-- Aim --
Only the pictures are omitted; repeat all other data exactly.

• • • • • • •

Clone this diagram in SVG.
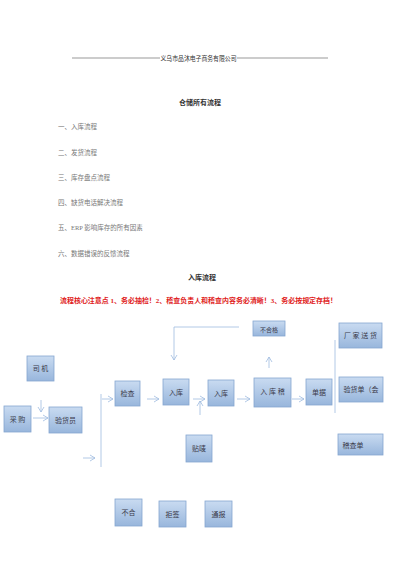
<svg xmlns="http://www.w3.org/2000/svg" width="400" height="566" viewBox="0 0 400 566">
<defs>
<linearGradient id="g" x1="0" y1="0" x2="0" y2="1">
<stop offset="0" stop-color="#c9dbf1"/>
<stop offset="1" stop-color="#98b6dc"/>
</linearGradient>
<marker id="a" markerWidth="8" markerHeight="8" refX="6" refY="4" orient="auto" markerUnits="userSpaceOnUse">
<path d="M1,1 L6,4 L1,7" fill="none" stroke="#9fbbe0" stroke-width="0.8"/>
</marker>
<style>
.b{fill:url(#g);stroke:#86a6d0;stroke-width:0.8}
.t{font-family:"Liberation Serif","Noto Sans CJK SC",serif;font-size:7px;fill:#3a3a4a;text-anchor:middle}
.h{font-family:"Liberation Serif","Noto Sans CJK SC",serif;fill:#333}
.g{font-family:"Liberation Serif","Noto Sans CJK SC",serif;fill:#777;font-size:6.5px}
.r{font-family:"Liberation Serif","Noto Sans CJK SC",serif;fill:#e02020;font-size:6.6px;font-weight:bold}
.c{stroke:#9fbbe0;stroke-width:0.8;fill:none}
.ar{stroke:#9fbbe0;stroke-width:0.8;fill:none;marker-end:url(#a)}
</style>
</defs>
<rect width="400" height="566" fill="#fff"/>
<g id="header">
<line x1="72" y1="58" x2="160" y2="58" stroke="#555" stroke-width="0.6"/>
<text class="h" x="198.5" y="60.5" font-size="6.5" text-anchor="middle" textLength="76" lengthAdjust="spacingAndGlyphs">义乌市品沐电子商务有限公司</text>
<line x1="237" y1="58" x2="328" y2="58" stroke="#555" stroke-width="0.6"/>
</g>
<g id="toc">
<text class="h" x="200" y="104.5" font-size="7" font-weight="bold" text-anchor="middle">仓储所有流程</text>
<text class="g" x="58" y="128.5">一、入库流程</text>
<text class="g" x="58" y="154.5">二、发货流程</text>
<text class="g" x="58" y="179.5">三、库存盘点流程</text>
<text class="g" x="58" y="204.5">四、缺货电话解决流程</text>
<text class="g" x="58" y="229.5">五、ERP 影响库存的所有因素</text>
<text class="g" x="58" y="255.5">六、数据错误的反馈流程</text>
<text class="h" x="202" y="279.5" font-size="7" font-weight="bold" text-anchor="middle">入库流程</text>
<text class="r" x="60" y="303" textLength="277" lengthAdjust="spacingAndGlyphs">流程核心注意点 1、务必抽检！2、稽查负责人和稽查内容务必清晰！3、务必按规定存档！</text>
</g>
<g id="connectors">
<line class="ar" x1="41" y1="400" x2="41" y2="412"/>
<line class="ar" x1="33" y1="418" x2="48" y2="418"/>
<line class="c" x1="101" y1="394" x2="101" y2="467"/>
<line class="ar" x1="83" y1="458" x2="95" y2="458"/>
<line class="ar" x1="102" y1="399" x2="113" y2="399"/>
<line class="ar" x1="147" y1="399" x2="159" y2="399"/>
<line class="c" x1="174" y1="327" x2="239" y2="327"/>
<line class="ar" x1="174" y1="327" x2="174" y2="360"/>
<line class="ar" x1="193" y1="399" x2="205" y2="399"/>
<line class="ar" x1="200" y1="415" x2="200" y2="401"/>
<line class="ar" x1="237" y1="399" x2="250" y2="399"/>
<line class="ar" x1="269" y1="368" x2="269" y2="357"/>
<line class="ar" x1="292" y1="399" x2="304" y2="399"/>
<line class="c" x1="335" y1="340" x2="335" y2="413"/>
</g>
<g id="n-siji"><rect class="b" x="27" y="356" width="27" height="25"/><text class="t" x="40.5" y="371">司 机</text></g>
<g id="n-caigou"><rect class="b" x="4" y="406" width="27" height="26"/><text class="t" x="17.5" y="421.5">采 购</text></g>
<g id="n-yanhuoyuan"><rect class="b" x="49" y="407" width="33" height="26"/><text class="t" x="65.5" y="422.5">验货员</text></g>
<g id="n-jiancha"><rect class="b" x="115" y="381" width="25" height="25"/><text class="t" x="127.5" y="396">检查</text></g>
<g id="n-ruku1"><rect class="b" x="163" y="379" width="26" height="26"/><text class="t" x="176" y="394.5">入库</text></g>
<g id="n-ruku2"><rect class="b" x="208" y="380" width="26" height="26"/><text class="t" x="221" y="395.5">入库</text></g>
<g id="n-rukuji"><rect class="b" x="254" y="378" width="37" height="29"/><text class="t" x="272.5" y="393.5">入 库 稽</text></g>
<g id="n-buhege"><rect class="b" x="253" y="321" width="32" height="15"/><text class="t" x="269" y="332" style="font-size:6px">不合格</text></g>
<g id="n-danju"><rect class="b" x="306" y="379" width="26" height="26"/><text class="t" x="319" y="394.5">单据</text></g>
<g id="n-changjia"><rect class="b" x="339" y="323" width="43" height="25"/><text class="t" x="360.5" y="338">厂 家 送 货</text></g>
<g id="n-yanhuodan"><rect class="b" x="339" y="377" width="44" height="25"/><text class="t" x="361" y="392">验货单（会</text></g>
<g id="n-jichadan"><rect class="b" x="338" y="434" width="45" height="21"/><text class="t" x="353" y="447.5">稽查单</text></g>
<g id="n-tiemai"><rect class="b" x="186" y="435" width="26" height="27"/><text class="t" x="199" y="451">贴唛</text></g>
<g id="n-buhe"><rect class="b" x="115" y="499" width="27" height="27"/><text class="t" x="128.5" y="515">不合</text></g>
<g id="n-juqian"><rect class="b" x="159" y="501" width="27" height="26"/><text class="t" x="172.5" y="516.5">拒签</text></g>
<g id="n-tongbao"><rect class="b" x="205" y="501" width="27" height="26"/><text class="t" x="218.5" y="516.5">通报</text></g>
</svg>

• • • • • • •

-- Answer to this task --
Clone this diagram in SVG.
<svg xmlns="http://www.w3.org/2000/svg" width="400" height="566" viewBox="0 0 400 566">
<defs>
<linearGradient id="g" x1="0" y1="0" x2="0" y2="1">
<stop offset="0" stop-color="#c9dbf1"/>
<stop offset="1" stop-color="#98b6dc"/>
</linearGradient>
<marker id="a" markerWidth="8" markerHeight="8" refX="6" refY="4" orient="auto" markerUnits="userSpaceOnUse">
<path d="M1,1 L6,4 L1,7" fill="none" stroke="#9fbbe0" stroke-width="0.8"/>
</marker>
<style>
.b{fill:url(#g);stroke:#86a6d0;stroke-width:0.8}
.t{font-family:"Liberation Serif","Noto Sans CJK SC",serif;font-size:7px;fill:#3a3a4a;text-anchor:middle}
.h{font-family:"Liberation Serif","Noto Sans CJK SC",serif;fill:#333}
.g{font-family:"Liberation Serif","Noto Sans CJK SC",serif;fill:#777;font-size:6.5px}
.r{font-family:"Liberation Serif","Noto Sans CJK SC",serif;fill:#e02020;font-size:6.6px;font-weight:bold}
.c{stroke:#9fbbe0;stroke-width:0.8;fill:none}
.ar{stroke:#9fbbe0;stroke-width:0.8;fill:none;marker-end:url(#a)}
</style>
</defs>
<rect width="400" height="566" fill="#fff"/>
<g id="header">
<line x1="72" y1="58" x2="160" y2="58" stroke="#555" stroke-width="0.6"/>
<text class="h" x="198.5" y="60.5" font-size="6.5" text-anchor="middle" textLength="76" lengthAdjust="spacingAndGlyphs">义乌市品沐电子商务有限公司</text>
<line x1="237" y1="58" x2="328" y2="58" stroke="#555" stroke-width="0.6"/>
</g>
<g id="toc">
<text class="h" x="200" y="104.5" font-size="7" font-weight="bold" text-anchor="middle">仓储所有流程</text>
<text class="g" x="58" y="128.5">一、入库流程</text>
<text class="g" x="58" y="154.5">二、发货流程</text>
<text class="g" x="58" y="179.5">三、库存盘点流程</text>
<text class="g" x="58" y="204.5">四、缺货电话解决流程</text>
<text class="g" x="58" y="229.5">五、ERP 影响库存的所有因素</text>
<text class="g" x="58" y="255.5">六、数据错误的反馈流程</text>
<text class="h" x="202" y="279.5" font-size="7" font-weight="bold" text-anchor="middle">入库流程</text>
<text class="r" x="60" y="303" textLength="277" lengthAdjust="spacingAndGlyphs">流程核心注意点 1、务必抽检！2、稽查负责人和稽查内容务必清晰！3、务必按规定存档！</text>
</g>
<g id="connectors">
<line class="ar" x1="41" y1="400" x2="41" y2="412"/>
<line class="ar" x1="33" y1="418" x2="48" y2="418"/>
<line class="c" x1="101" y1="394" x2="101" y2="467"/>
<line class="ar" x1="83" y1="458" x2="95" y2="458"/>
<line class="ar" x1="102" y1="399" x2="113" y2="399"/>
<line class="ar" x1="147" y1="399" x2="159" y2="399"/>
<line class="c" x1="174" y1="327" x2="239" y2="327"/>
<line class="ar" x1="174" y1="327" x2="174" y2="360"/>
<line class="ar" x1="193" y1="399" x2="205" y2="399"/>
<line class="ar" x1="200" y1="415" x2="200" y2="401"/>
<line class="ar" x1="237" y1="399" x2="250" y2="399"/>
<line class="ar" x1="269" y1="368" x2="269" y2="357"/>
<line class="ar" x1="292" y1="399" x2="304" y2="399"/>
<line class="c" x1="335" y1="340" x2="335" y2="413"/>
</g>
<g id="n-siji"><rect class="b" x="27" y="356" width="27" height="25"/><text class="t" x="40.5" y="371">司 机</text></g>
<g id="n-caigou"><rect class="b" x="4" y="406" width="27" height="26"/><text class="t" x="17.5" y="421.5">采 购</text></g>
<g id="n-yanhuoyuan"><rect class="b" x="49" y="407" width="33" height="26"/><text class="t" x="65.5" y="422.5">验货员</text></g>
<g id="n-jiancha"><rect class="b" x="115" y="381" width="25" height="25"/><text class="t" x="127.5" y="396">检查</text></g>
<g id="n-ruku1"><rect class="b" x="163" y="379" width="26" height="26"/><text class="t" x="176" y="394.5">入库</text></g>
<g id="n-ruku2"><rect class="b" x="208" y="380" width="26" height="26"/><text class="t" x="221" y="395.5">入库</text></g>
<g id="n-rukuji"><rect class="b" x="254" y="378" width="37" height="29"/><text class="t" x="272.5" y="393.5">入 库 稽</text></g>
<g id="n-buhege"><rect class="b" x="253" y="321" width="32" height="15"/><text class="t" x="269" y="332" style="font-size:6px">不合格</text></g>
<g id="n-danju"><rect class="b" x="306" y="379" width="26" height="26"/><text class="t" x="319" y="394.5">单据</text></g>
<g id="n-changjia"><rect class="b" x="339" y="323" width="43" height="25"/><text class="t" x="360.5" y="338">厂 家 送 货</text></g>
<g id="n-yanhuodan"><rect class="b" x="339" y="377" width="44" height="25"/><text class="t" x="361" y="392">验货单（会</text></g>
<g id="n-jichadan"><rect class="b" x="338" y="434" width="45" height="21"/><text class="t" x="353" y="447.5">稽查单</text></g>
<g id="n-tiemai"><rect class="b" x="186" y="435" width="26" height="27"/><text class="t" x="199" y="451">贴唛</text></g>
<g id="n-buhe"><rect class="b" x="115" y="499" width="27" height="27"/><text class="t" x="128.5" y="515">不合</text></g>
<g id="n-juqian"><rect class="b" x="159" y="501" width="27" height="26"/><text class="t" x="172.5" y="516.5">拒签</text></g>
<g id="n-tongbao"><rect class="b" x="205" y="501" width="27" height="26"/><text class="t" x="218.5" y="516.5">通报</text></g>
</svg>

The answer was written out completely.